** START Material shown **
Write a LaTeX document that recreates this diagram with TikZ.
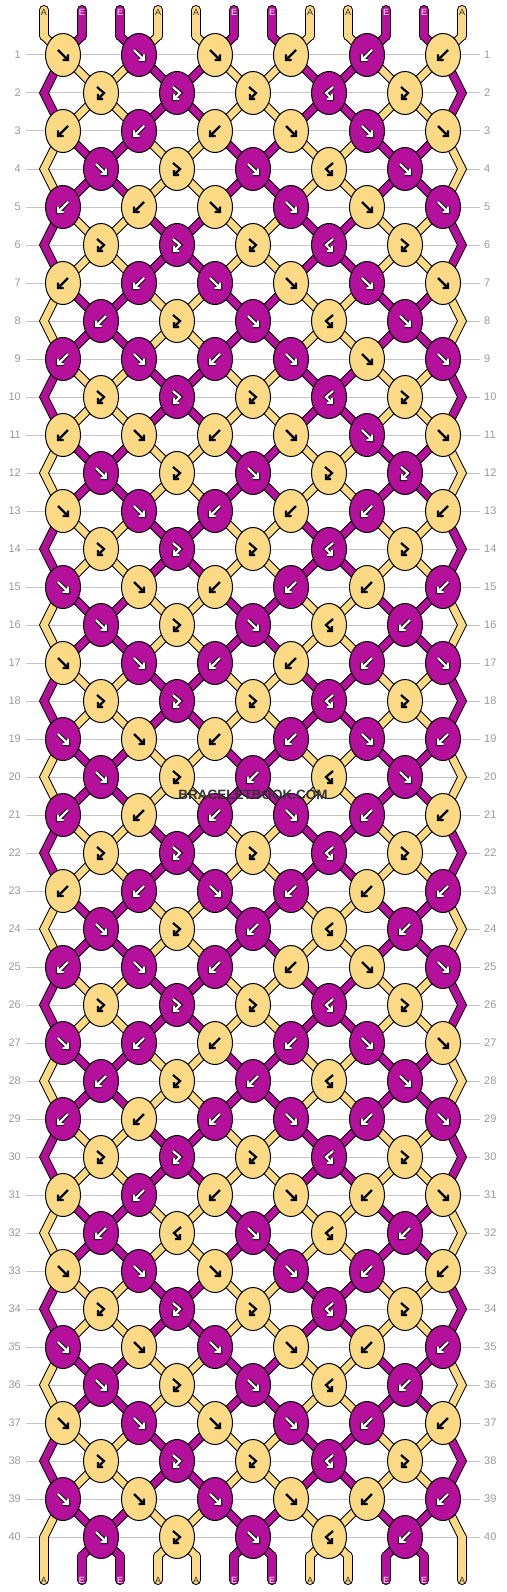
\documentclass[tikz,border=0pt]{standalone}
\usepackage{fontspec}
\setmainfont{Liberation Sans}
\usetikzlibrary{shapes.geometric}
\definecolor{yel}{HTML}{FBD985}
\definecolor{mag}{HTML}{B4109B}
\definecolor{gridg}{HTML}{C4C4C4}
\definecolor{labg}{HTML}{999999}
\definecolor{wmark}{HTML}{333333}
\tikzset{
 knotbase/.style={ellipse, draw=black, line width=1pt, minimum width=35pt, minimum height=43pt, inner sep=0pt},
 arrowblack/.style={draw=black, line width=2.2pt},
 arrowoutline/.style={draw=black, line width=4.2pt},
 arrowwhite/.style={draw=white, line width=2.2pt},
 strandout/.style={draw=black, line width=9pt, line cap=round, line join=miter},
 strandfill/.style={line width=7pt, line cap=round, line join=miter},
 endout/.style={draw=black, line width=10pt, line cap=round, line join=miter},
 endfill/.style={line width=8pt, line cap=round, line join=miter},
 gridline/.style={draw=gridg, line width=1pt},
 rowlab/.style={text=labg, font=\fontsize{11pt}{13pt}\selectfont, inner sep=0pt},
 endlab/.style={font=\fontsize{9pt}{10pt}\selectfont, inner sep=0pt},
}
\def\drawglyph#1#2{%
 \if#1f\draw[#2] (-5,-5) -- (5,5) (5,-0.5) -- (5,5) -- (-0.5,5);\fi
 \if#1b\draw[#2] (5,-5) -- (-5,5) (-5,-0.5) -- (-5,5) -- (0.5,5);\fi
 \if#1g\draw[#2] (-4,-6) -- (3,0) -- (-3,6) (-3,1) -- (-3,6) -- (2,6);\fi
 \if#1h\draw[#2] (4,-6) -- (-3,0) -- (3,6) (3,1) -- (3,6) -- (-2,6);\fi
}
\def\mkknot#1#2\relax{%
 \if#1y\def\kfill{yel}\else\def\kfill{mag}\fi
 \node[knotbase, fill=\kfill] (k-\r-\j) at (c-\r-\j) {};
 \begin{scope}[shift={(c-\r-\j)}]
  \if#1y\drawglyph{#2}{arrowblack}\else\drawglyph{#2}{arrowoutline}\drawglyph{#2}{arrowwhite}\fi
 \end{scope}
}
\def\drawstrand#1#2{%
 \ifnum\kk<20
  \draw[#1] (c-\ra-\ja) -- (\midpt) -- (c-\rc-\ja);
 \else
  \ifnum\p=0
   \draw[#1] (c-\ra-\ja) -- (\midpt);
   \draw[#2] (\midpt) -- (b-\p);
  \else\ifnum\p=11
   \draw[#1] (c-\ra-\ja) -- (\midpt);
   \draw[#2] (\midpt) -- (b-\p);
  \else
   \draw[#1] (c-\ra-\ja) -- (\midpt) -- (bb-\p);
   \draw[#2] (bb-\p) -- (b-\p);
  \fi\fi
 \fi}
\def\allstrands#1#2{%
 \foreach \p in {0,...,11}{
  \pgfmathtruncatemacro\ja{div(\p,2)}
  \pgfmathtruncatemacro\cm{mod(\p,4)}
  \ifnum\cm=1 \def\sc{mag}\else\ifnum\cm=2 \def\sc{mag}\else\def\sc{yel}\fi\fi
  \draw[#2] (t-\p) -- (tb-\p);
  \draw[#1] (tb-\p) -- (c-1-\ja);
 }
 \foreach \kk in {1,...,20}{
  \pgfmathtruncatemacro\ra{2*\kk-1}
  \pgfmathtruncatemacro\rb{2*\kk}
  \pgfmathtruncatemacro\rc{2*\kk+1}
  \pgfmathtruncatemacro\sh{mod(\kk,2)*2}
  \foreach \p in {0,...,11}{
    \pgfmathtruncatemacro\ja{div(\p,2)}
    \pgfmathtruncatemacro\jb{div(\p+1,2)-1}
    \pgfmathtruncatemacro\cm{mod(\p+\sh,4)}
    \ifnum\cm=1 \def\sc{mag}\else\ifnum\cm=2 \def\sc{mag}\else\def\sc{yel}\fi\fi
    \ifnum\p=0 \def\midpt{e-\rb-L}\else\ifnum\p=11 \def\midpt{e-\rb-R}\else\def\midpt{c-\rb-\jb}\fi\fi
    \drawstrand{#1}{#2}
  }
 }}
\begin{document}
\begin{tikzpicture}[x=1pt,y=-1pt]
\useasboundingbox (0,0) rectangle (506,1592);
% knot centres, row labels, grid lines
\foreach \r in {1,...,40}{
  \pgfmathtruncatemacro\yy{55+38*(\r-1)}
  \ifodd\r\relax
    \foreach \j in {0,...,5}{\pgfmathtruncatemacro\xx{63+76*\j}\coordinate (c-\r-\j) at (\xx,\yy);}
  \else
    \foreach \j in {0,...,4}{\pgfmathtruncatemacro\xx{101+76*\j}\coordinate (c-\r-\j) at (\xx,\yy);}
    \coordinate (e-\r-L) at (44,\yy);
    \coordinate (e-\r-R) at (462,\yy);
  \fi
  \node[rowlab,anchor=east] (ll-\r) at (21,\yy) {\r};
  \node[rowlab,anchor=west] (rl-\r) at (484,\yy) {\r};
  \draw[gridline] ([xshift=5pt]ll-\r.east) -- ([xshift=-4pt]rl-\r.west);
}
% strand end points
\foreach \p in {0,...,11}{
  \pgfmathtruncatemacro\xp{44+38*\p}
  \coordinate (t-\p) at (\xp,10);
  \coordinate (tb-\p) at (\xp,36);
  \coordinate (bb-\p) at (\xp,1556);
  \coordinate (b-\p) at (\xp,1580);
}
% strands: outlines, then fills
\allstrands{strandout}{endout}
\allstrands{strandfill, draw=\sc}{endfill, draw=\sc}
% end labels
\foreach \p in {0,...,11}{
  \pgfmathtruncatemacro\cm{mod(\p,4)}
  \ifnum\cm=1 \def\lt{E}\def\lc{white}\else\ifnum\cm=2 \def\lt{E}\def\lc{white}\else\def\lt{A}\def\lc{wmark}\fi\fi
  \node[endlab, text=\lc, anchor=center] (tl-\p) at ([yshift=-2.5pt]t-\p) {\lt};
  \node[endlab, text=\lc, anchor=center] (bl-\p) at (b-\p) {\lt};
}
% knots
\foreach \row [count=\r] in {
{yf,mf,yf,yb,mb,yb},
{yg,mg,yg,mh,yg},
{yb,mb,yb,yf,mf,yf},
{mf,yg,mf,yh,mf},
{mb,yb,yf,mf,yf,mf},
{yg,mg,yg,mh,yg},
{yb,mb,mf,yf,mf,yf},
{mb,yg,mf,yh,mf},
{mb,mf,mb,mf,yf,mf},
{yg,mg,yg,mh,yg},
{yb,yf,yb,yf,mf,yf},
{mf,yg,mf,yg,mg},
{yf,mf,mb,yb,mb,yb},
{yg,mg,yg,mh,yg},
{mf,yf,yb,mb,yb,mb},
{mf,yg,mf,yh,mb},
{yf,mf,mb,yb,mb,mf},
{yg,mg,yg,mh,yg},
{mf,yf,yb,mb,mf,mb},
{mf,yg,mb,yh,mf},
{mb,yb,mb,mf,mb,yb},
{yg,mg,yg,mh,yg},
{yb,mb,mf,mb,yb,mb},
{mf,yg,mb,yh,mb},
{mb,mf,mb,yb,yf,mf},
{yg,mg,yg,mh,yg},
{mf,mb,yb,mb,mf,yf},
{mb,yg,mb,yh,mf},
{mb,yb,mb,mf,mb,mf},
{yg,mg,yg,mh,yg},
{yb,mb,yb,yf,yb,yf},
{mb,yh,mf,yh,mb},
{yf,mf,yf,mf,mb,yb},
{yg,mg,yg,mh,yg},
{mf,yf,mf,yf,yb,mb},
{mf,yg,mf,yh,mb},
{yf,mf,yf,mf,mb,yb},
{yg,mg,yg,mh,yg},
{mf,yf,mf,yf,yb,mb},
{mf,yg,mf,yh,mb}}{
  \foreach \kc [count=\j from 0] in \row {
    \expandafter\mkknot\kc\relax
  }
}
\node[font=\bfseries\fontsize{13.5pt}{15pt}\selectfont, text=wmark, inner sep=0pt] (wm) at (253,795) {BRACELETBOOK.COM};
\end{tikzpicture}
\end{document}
** END Material shown **
** START Material shown **
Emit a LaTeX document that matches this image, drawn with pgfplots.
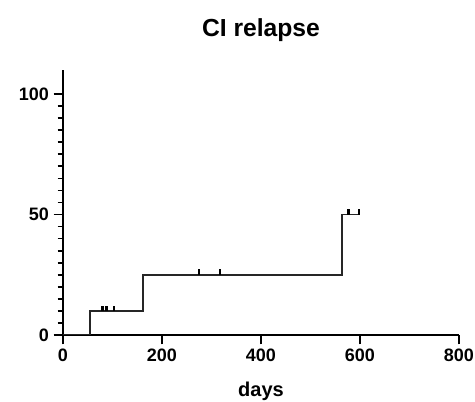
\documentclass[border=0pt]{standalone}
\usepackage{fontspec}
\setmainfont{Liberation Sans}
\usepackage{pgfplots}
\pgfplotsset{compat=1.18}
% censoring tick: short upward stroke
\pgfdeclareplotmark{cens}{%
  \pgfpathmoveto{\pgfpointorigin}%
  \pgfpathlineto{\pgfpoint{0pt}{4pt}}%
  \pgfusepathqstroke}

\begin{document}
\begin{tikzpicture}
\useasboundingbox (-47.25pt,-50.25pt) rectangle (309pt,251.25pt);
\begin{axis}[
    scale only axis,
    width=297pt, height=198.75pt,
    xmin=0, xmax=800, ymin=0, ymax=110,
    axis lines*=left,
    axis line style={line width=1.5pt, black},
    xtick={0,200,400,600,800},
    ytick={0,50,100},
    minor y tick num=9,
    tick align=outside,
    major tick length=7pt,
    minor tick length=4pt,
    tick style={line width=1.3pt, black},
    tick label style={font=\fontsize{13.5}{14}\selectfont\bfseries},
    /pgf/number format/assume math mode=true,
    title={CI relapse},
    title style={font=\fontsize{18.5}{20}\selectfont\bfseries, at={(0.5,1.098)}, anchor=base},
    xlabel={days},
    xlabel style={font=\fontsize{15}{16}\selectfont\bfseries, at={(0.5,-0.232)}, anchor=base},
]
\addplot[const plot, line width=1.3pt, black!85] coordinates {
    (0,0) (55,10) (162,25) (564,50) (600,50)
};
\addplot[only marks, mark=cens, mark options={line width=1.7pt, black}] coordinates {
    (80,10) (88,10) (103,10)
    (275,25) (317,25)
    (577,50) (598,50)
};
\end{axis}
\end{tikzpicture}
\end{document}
** END Material shown **
** START Material shown **
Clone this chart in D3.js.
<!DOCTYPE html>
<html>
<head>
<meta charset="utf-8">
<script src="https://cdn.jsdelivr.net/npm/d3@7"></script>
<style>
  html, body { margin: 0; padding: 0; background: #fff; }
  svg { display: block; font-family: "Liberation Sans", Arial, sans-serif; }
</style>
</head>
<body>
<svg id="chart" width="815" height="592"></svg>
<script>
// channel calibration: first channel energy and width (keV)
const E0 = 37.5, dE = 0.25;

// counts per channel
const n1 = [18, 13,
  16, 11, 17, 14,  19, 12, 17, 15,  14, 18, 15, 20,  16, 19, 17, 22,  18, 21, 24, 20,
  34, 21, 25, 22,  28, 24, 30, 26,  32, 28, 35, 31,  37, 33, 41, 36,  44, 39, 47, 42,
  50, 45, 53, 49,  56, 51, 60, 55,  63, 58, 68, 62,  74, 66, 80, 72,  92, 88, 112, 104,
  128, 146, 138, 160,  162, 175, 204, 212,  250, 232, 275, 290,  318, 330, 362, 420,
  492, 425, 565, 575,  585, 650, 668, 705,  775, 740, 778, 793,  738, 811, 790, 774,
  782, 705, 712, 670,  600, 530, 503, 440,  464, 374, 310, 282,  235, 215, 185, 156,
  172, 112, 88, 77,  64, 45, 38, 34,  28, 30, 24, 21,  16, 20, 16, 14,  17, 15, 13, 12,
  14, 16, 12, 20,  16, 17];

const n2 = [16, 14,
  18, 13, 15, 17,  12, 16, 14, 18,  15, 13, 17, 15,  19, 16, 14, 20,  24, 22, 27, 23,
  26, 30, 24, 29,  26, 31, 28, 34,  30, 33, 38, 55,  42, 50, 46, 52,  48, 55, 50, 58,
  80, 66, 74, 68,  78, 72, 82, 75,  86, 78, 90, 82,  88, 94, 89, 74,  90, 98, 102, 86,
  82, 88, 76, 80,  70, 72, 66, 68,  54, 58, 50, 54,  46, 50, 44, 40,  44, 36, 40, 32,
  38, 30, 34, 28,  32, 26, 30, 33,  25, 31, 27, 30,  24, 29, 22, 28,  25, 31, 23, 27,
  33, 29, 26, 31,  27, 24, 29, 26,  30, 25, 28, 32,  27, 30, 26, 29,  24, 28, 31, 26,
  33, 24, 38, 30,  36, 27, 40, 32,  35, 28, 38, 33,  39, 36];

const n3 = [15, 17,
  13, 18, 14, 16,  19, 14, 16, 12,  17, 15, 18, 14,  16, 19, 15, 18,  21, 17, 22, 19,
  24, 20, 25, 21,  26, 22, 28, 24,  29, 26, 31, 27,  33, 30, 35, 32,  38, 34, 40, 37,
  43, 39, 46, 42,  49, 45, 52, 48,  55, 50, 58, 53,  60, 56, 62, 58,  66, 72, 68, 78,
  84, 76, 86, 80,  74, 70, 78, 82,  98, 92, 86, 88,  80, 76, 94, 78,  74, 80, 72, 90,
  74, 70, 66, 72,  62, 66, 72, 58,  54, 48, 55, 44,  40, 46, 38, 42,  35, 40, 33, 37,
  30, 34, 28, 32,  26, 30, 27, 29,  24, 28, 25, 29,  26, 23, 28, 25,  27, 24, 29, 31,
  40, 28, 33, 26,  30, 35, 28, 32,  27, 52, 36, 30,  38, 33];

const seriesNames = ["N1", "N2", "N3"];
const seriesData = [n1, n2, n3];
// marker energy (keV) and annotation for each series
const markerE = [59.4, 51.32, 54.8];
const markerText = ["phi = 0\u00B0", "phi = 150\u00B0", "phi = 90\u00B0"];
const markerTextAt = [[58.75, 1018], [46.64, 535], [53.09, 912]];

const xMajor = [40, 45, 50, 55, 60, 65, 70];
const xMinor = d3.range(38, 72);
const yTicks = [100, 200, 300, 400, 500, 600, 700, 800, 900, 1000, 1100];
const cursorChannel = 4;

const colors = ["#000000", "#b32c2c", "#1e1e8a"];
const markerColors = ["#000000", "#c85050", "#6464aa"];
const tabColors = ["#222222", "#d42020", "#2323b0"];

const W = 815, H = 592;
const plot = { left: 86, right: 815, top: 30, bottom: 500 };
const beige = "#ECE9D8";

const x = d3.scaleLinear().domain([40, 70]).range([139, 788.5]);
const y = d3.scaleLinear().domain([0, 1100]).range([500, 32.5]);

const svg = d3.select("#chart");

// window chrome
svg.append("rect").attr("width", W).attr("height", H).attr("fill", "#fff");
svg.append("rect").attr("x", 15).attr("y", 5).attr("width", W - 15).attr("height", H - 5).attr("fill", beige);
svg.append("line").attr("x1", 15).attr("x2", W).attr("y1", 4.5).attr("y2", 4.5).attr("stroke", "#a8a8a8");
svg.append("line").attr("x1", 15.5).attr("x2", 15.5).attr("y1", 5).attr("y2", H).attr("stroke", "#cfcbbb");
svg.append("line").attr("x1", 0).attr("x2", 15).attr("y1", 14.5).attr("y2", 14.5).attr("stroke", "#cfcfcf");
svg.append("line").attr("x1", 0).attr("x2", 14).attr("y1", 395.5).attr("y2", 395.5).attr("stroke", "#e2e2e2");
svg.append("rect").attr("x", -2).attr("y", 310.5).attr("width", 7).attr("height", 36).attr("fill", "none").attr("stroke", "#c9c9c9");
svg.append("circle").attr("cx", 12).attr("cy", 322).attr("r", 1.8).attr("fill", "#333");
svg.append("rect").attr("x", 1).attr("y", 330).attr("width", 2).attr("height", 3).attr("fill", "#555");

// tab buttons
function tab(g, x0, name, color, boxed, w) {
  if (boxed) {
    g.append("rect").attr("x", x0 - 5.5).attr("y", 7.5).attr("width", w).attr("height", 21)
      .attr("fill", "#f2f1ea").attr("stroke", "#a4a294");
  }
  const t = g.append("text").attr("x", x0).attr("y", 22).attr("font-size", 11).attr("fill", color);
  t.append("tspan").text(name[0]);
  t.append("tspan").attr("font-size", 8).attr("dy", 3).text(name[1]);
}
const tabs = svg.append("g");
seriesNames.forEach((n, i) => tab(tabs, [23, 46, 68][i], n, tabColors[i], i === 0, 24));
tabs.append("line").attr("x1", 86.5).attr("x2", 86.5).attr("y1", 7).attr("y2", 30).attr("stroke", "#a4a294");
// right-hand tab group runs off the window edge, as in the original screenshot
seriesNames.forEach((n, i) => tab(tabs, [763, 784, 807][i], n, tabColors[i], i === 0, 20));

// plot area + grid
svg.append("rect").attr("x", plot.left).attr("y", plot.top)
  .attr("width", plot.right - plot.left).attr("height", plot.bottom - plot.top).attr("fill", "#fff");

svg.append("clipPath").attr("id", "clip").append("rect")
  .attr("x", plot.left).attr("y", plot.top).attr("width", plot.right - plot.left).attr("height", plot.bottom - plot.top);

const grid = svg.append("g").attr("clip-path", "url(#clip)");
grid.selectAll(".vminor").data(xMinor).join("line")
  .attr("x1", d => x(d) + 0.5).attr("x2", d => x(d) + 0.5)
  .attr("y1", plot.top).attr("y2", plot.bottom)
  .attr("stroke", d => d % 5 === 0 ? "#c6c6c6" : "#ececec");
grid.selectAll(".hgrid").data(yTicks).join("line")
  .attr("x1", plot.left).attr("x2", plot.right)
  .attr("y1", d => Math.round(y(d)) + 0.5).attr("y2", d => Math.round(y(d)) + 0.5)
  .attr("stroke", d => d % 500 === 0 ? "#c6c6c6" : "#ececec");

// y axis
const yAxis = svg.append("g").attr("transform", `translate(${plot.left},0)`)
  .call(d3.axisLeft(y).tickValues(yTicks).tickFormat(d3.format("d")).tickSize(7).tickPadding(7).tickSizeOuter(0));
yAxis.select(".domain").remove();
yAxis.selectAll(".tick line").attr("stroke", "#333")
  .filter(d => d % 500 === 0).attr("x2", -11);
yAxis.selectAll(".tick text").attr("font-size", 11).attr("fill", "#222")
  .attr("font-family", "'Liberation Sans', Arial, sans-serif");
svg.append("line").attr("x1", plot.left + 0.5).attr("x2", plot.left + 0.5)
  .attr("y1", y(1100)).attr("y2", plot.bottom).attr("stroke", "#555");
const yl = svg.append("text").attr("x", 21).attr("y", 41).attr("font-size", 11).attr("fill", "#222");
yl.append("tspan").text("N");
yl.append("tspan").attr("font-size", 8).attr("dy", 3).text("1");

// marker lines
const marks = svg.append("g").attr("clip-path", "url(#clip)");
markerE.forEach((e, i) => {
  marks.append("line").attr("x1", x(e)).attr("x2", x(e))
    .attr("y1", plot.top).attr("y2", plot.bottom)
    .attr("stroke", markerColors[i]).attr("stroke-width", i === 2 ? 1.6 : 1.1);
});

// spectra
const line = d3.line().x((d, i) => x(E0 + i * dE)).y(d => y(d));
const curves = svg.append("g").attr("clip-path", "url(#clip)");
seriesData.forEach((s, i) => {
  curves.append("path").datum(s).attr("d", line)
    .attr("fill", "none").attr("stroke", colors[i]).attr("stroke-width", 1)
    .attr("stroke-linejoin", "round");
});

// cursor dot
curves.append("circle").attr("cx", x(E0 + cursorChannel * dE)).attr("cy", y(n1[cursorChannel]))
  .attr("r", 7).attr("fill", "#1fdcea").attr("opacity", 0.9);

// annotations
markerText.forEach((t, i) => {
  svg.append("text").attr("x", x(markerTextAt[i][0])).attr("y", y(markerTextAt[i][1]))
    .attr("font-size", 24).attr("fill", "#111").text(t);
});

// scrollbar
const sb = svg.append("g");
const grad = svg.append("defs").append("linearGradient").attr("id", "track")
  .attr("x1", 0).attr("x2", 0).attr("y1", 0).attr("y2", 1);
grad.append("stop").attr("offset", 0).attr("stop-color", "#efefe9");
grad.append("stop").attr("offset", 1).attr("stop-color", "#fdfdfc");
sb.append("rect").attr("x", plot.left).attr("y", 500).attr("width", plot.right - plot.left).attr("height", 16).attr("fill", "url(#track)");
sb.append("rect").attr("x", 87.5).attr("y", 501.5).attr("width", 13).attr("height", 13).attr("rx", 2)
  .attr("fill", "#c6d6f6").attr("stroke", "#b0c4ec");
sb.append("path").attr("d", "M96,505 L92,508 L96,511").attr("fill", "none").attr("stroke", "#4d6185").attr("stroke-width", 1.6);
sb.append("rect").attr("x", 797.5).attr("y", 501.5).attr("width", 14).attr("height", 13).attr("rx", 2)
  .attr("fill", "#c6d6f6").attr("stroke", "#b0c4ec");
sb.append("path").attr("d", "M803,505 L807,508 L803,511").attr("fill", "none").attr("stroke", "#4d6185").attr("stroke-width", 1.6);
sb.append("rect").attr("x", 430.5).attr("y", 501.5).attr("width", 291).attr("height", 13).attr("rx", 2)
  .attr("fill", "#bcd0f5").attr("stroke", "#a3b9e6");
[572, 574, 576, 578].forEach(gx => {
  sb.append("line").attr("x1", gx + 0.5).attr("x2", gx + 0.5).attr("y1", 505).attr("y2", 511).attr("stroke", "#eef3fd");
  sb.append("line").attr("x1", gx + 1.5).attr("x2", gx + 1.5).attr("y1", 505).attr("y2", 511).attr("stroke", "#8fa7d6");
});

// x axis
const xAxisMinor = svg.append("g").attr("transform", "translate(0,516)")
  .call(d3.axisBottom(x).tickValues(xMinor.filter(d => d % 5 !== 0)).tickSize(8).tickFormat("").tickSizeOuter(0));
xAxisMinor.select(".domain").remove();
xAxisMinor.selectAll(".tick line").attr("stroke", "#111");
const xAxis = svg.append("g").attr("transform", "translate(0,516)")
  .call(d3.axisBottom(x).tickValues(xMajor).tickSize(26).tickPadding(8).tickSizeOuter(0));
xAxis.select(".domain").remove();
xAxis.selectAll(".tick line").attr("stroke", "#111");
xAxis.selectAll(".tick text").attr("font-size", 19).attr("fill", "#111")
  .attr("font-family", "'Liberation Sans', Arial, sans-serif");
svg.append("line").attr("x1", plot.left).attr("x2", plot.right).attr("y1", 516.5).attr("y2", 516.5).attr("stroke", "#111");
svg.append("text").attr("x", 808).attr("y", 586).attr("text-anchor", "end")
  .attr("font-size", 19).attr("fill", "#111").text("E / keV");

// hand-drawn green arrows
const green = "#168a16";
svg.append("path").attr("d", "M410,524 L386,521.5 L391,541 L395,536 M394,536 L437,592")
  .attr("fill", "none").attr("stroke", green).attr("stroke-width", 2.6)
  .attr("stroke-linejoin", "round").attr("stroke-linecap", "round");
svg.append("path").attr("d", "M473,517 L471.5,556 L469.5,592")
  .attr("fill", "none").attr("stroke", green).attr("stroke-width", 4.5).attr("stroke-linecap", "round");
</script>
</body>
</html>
** END Material shown **
▸ **Exercise task**
Starting at the line that holds "Clone this chart in D3.js.", copy each line exactly and stop after the line that holds "const E0 = 37.5, dE = 0.25;".

▸ **Exercise solution**
Clone this chart in D3.js.
<!DOCTYPE html>
<html>
<head>
<meta charset="utf-8">
<script src="https://cdn.jsdelivr.net/npm/d3@7"></script>
<style>
  html, body { margin: 0; padding: 0; background: #fff; }
  svg { display: block; font-family: "Liberation Sans", Arial, sans-serif; }
</style>
</head>
<body>
<svg id="chart" width="815" height="592"></svg>
<script>
// channel calibration: first channel energy and width (keV)
const E0 = 37.5, dE = 0.25;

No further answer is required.